Patrick Crusius, 21, of Allen, Texas, a suburb north of Dallas, drove more than 650 miles to El Paso to carry out what police have determined a racially motivated attack, which he outlined in his manifesto. 

On Saturday, Gov. Greg Abbott said the El Paso shooting was a “heinous and senseless act of violence,” and called it a hate crime. 

“Our hearts go out to the victims of this horrific shooting and to the entire community in this time of loss,” Abbott said in a statement. “While no words can provide the solace needed for those impacted by this event, I ask that all Texans join Cecilia and me in offering our prayers for the victims and their families. 

“The state of Texas will do everything it can to ensure justice is delivered to the perpetrators of this heinous act.”

Click on the map below for details.

Jackie Wang covered local government for the San Antonio Report from 2018 to 2022.

Emily Royall is the Rivard Report's former data director.

5 replies on “Mapping the History of Mass Shootings in Texas”

  1. I understand that this was created in the wake of the mass shooting in Las Vegas, but I would be very curious to see a map of ALL the gun incidents in Texas since 1966. Perhaps they could be broken out into specific categories like accidental discharges, suicides, intimate partner violence, violent crime, police involved shootings.
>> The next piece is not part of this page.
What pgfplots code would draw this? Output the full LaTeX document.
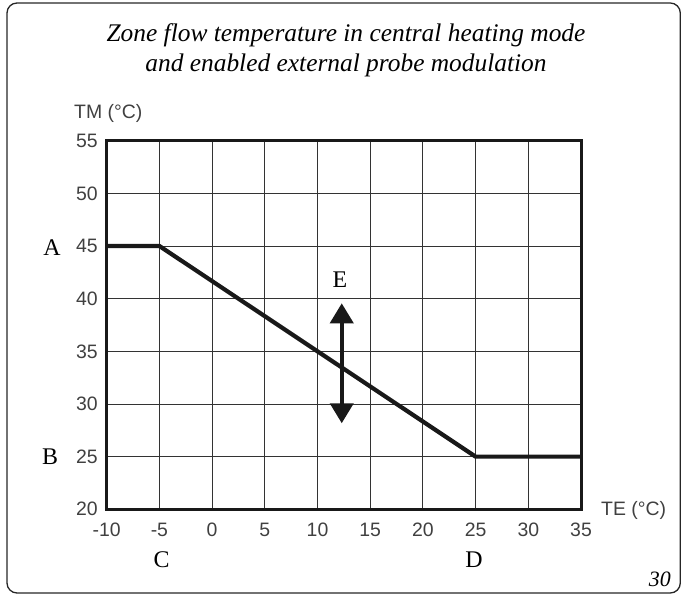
\documentclass[border=0pt]{standalone}
\usepackage{fontspec}
\setmainfont{Liberation Serif}
\newfontfamily\tickfont{Liberation Sans}
\usepackage{pgfplots}
\pgfplotsset{compat=1.18}
\usetikzlibrary{arrows.meta}
\begin{document}
\begin{tikzpicture}[x=1bp,y=1bp]
\useasboundingbox (0,0) rectangle (681,596);
\draw[black!85, line width=1.3bp, rounded corners=10bp] (7,3) rectangle (680.3,593);
\node[font=\fontsize{25.5}{30}\selectfont\itshape, anchor=base] at (346,554) {Zone flow temperature in central heating mode};
\node[font=\fontsize{25.5}{30}\selectfont\itshape, anchor=base] at (346,524) {and enabled external probe modulation};
\begin{axis}[
  at={(106.7bp,86.7bp)}, anchor=south west,
  scale only axis, width=474.3bp, height=368.6bp,
  xmin=-10, xmax=35, ymin=20, ymax=55,
  xtick={-10,-5,...,35}, ytick={20,25,...,55},
  xticklabels={-10,-5,0,5,10,15,20,25,30,35},
  grid=major,
  major grid style={black!80, line width=0.9bp},
  axis line style={line width=3bp, black!90},
  tick style={draw=none},
  /pgf/number format/assume math mode=true,
  ticklabel style={font=\tickfont\fontsize{19.5}{19.5}\selectfont, text=black!75},
  xticklabel style={anchor=base, yshift=-27.7bp},
  yticklabel style={anchor=east, inner sep=0pt, xshift=-8.7bp},
  clip=false,
]
\addplot[black!90, line width=4.2bp, line join=round] coordinates {(-10,45) (-5,45) (25,25) (35,25)};
\addplot[black!90, line width=4bp, {Triangle[length=20bp,width=23bp]}-{Triangle[length=20bp,width=23bp]}] coordinates {(12.3,28.17) (12.3,39.56)};
\end{axis}
\node[font=\fontsize{24}{24}\selectfont, anchor=base] at (340,308) {E};
\node[font=\fontsize{24}{24}\selectfont, anchor=base] at (52,340) {A};
\node[font=\fontsize{24}{24}\selectfont, anchor=base] at (50,131) {B};
\node[font=\fontsize{24}{24}\selectfont, anchor=base] at (161.7,28) {C};
\node[font=\fontsize{24}{24}\selectfont, anchor=base] at (474,28) {D};
\node[font=\tickfont\fontsize{19.5}{19.5}\selectfont, text=black!75, anchor=base west, inner sep=0pt] at (74,477) {TM (°C)};
\node[font=\tickfont\fontsize{19.5}{19.5}\selectfont, text=black!75, anchor=west, inner sep=0pt] at (601,86) {TE (°C)};
\node[font=\fontsize{22}{22}\selectfont\itshape, anchor=base east, inner sep=0pt] at (671,9) {30};
\end{tikzpicture}
\end{document}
Unfortunately, I’m sure there are more categories that I am not thinking of.

    It’s easy to focus on large-scale events because they are headline generators, but the majority of gun deaths come in other forms besides those depicted in this infographic.
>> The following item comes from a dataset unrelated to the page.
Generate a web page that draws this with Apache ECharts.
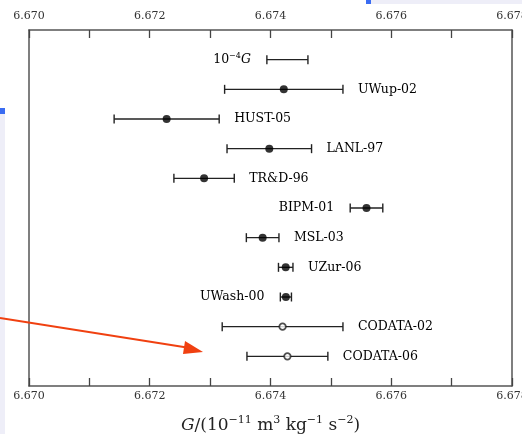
<!DOCTYPE html>
<html>
<head>
<meta charset="utf-8">
<script src="https://cdn.jsdelivr.net/npm/echarts@6/dist/echarts.min.js"></script>
<style>
html,body{margin:0;padding:0;background:#fff;}
#chart{width:522px;height:434px;}
</style>
</head>
<body>
<div id="chart"></div>
<script>
// ---- data ----
const experiments = ['10^-4 G', 'UWup-02', 'HUST-05', 'LANL-97', 'TR&D-96', 'BIPM-01', 'MSL-03', 'UZur-06', 'UWash-00', 'CODATA-02', 'CODATA-06'];
const gValues     = [6.67428, 6.67422, 6.67228, 6.67398, 6.67290, 6.67559, 6.67387, 6.674252, 6.674255, 6.67420, 6.67428];
const gErrors     = [0.00034, 0.00098, 0.00087, 0.00070, 0.00050, 0.00027, 0.00027, 0.00012, 0.000092, 0.00100, 0.00067];
const xTicks      = [6.670, 6.672, 6.674, 6.676, 6.678];
// which side each label sits on (layout)
const labelSide   = ['left', 'right', 'right', 'right', 'right', 'left', 'right', 'right', 'left', 'right', 'right'];

const FONT = 'DejaVu Serif';
const rows = experiments.map((n, i) => [gValues[i], gErrors[i], i + 1, i]);

function labelText(name) {
  if (name === '10^-4 G') return '{n|10}{s|−4}{it|G}';
  return '{n|' + name + '}';
}

const chart = echarts.init(document.getElementById('chart'), null, {renderer: 'canvas'});

const axisCommon = {
  type: 'value', min: 6.670, max: 6.678, interval: 0.001,
  axisLine: {show: true, onZero: false, lineStyle: {color: '#555', width: 1.5}},
  axisTick: {show: true, inside: true, length: 8, lineStyle: {color: '#444', width: 1.3}},
  splitLine: {show: false},
  axisLabel: {
    fontFamily: FONT, fontSize: 11, color: '#333',
    formatter: v => {
      const k = Math.round(v * 1000);
      return xTicks.some(t => Math.round(t * 1000) === k) ? (k / 1000).toFixed(3) : '';
    }
  }
};

const option = {
  animation: false,
  backgroundColor: '#fff',
  grid: {left: 29, right: 10, top: 30, bottom: 48, containLabel: false, outerBoundsMode: 'none'},
  xAxis: [
    Object.assign({}, axisCommon, {
      position: 'bottom',
      axisLabel: Object.assign({}, axisCommon.axisLabel, {margin: 5}),
      name: '{it|G}{n|/(10}{s|−11}{n| m}{s|3}{n| kg}{s|−1}{n| s}{s|−2}{n|)}',
      nameLocation: 'middle', nameGap: 29,
      nameTextStyle: {
        rich: {
          it: {fontFamily: FONT, fontStyle: 'italic', fontSize: 17, color: '#222', lineHeight: 22},
          n: {fontFamily: FONT, fontSize: 17, color: '#222', lineHeight: 22},
          s: {fontFamily: FONT, fontSize: 11, color: '#222', verticalAlign: 'top', lineHeight: 22}
        }
      }
    }),
    Object.assign({}, axisCommon, {
      position: 'top',
      axisLabel: Object.assign({}, axisCommon.axisLabel, {margin: 8})
    })
  ],
  yAxis: [
    {type: 'value', min: 0, max: 12, inverse: true, position: 'left',
     axisLine: {show: true, onZero: false, lineStyle: {color: '#555', width: 1.5}},
     axisTick: {show: false}, axisLabel: {show: false}, splitLine: {show: false}},
    {type: 'value', min: 0, max: 12, inverse: true, position: 'right',
     axisLine: {show: true, onZero: false, lineStyle: {color: '#555', width: 1.5}},
     axisTick: {show: false}, axisLabel: {show: false}, splitLine: {show: false}}
  ],
  series: [
    {
      type: 'custom',
      xAxisIndex: 0, yAxisIndex: 0,
      data: rows,
      renderItem: function (params, api) {
        const c = api.value(0), e = api.value(1), r = api.value(2), idx = api.value(3);
        const p0 = api.coord([c - e, r]);
        const p1 = api.coord([c + e, r]);
        const y = p0[1];
        const cap = 4.5;
        const side = labelSide[idx];
        const ls = {stroke: '#222', lineWidth: 1.4};
        const children = [
          {type: 'line', shape: {x1: p0[0], y1: y, x2: p1[0], y2: y}, style: ls},
          {type: 'line', shape: {x1: p0[0], y1: y - cap, x2: p0[0], y2: y + cap}, style: ls},
          {type: 'line', shape: {x1: p1[0], y1: y - cap, x2: p1[0], y2: y + cap}, style: ls},
          {type: 'text',
           x: side === 'right' ? p1[0] + 15 : p0[0] - 16, y: y,
           style: {
             text: labelText(experiments[idx]),
             align: side === 'right' ? 'left' : 'right',
             verticalAlign: 'middle',
             rich: {
               n: {fontFamily: FONT, fontSize: 12.5, color: '#1a1a1a', lineHeight: 16},
               it: {fontFamily: FONT, fontSize: 12.5, fontStyle: 'italic', color: '#1a1a1a', lineHeight: 16},
               s: {fontFamily: FONT, fontSize: 8, color: '#1a1a1a', verticalAlign: 'top', lineHeight: 16}
             }
           }}
        ];
        return {type: 'group', children: children};
      },
      z: 2
    },
    {
      type: 'scatter', xAxisIndex: 0, yAxisIndex: 0,
      symbol: 'circle', symbolSize: 8,
      itemStyle: {color: '#000'},
      data: rows.filter(d => experiments[d[3]] !== '10^-4 G' && !experiments[d[3]].startsWith('CODATA')).map(d => [d[0], d[2]]),
      z: 3
    },
    {
      type: 'scatter', xAxisIndex: 0, yAxisIndex: 0,
      symbol: 'circle', symbolSize: 6.5,
      itemStyle: {color: '#fff', borderColor: '#222', borderWidth: 1.8},
      data: rows.filter(d => experiments[d[3]].startsWith('CODATA')).map(d => [d[0], d[2]]),
      z: 3
    }
  ],
  graphic: [
    // screenshot background fragments
    {type: 'rect', shape: {x: 0, y: 108, width: 5, height: 326}, style: {fill: '#eeeef8'}, silent: true},
    {type: 'rect', shape: {x: 0, y: 108, width: 5, height: 6}, style: {fill: '#3a6cf2'}, silent: true},
    {type: 'rect', shape: {x: 366, y: 0, width: 156, height: 4}, style: {fill: '#eeeef8'}, silent: true},
    {type: 'rect', shape: {x: 366, y: 0, width: 5, height: 4}, style: {fill: '#3a6cf2'}, silent: true},
    // annotation arrow
    {type: 'line', shape: {x1: 0, y1: 318, x2: 190, y2: 348}, style: {stroke: '#f04010', lineWidth: 2}, z: 10, silent: true},
    {type: 'polygon', shape: {points: [[203, 352], [185, 341], [183, 354]]}, style: {fill: '#f04010'}, z: 10, silent: true}
  ]
};
chart.setOption(option);
</script>
</body>
</html>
  2. This is an interesting graphic, but it is only skimming the surface and doesn’t go into underlying currents–not that that was original intent, of course. If you look at the last 100 years of the nation’s history, the central stretch of land from central Texas up to and including central and eastern Oklahoma have been the scene of our greatest violent acts, shocking in their scope..and yes, they are all connected: UT Tower sniper killings, Waco Twin Peaks shoot-out, Waco Branch Davidian siege, the Killeen Luby’s massacre , Fort Hood massacre (2 of them!) Waco public lynching (greatest turn out of a lynching in US history), Oklahoma City bombing, Tulsa and Oklahoma race riots of the 1910s, JFK assassination, the Ossage Indian state-wide massacre in Oklahoma from 1921-1924. I can go on. Tying all them together is the heady mix of political extremism of the far right, and their use of fundamentalist religion to solidify the Anglo hold on land and property and the economy at the expense of poor whites, blacks, browns, and the native Indians of Oklahoma and Texas. Oswald, although a leftist, was surely influenced by the astonishing vilification of JFK by the political-religious extreme right wing in Dallas. The easy availability of armaments, combined with a perverted sense of “individualism and self reliance” , and fundamentalist Protestantism, is and was a heady mix. And the southern economic elite’s extreme anti-Washington stance, designed to split the black and white populace (adopted by the poor and working class whites of the South as “states rights” and now “white nationalism” ) also added to the toxic stew. But don’t take my word for it, there a plenty of historians right here in Texas who have written the books on this (thankfully , my decades of research on this won’t require me finish my book on this, as they –and William T. Volmann– did the job for me!). You can start with these: Bradley T Turner “Lust Violence and Religion” and William D. Carrigan “The Making of a Lynching Culture:violence and vigilantism in central Texas” . Not pleasant reading, but if we are to understand the current political climate in Texas and the region, we need to look deep, however painful.

  3. Looks like it’s time to update the mass shootings in Texas map. That is such a terribly depressing thing to have to write. When will it finally be enough? How many more people have to die at the hands of a deranged person with a gun before we as a state and nation decide it it too much?

    I don’t know what the solutions are, but this is completely unacceptable. Texas leaders, DO SOMETHING.

    1. Andy, thank you for your feedback. We’ve updated the map to reflect yesterday’s tragic events.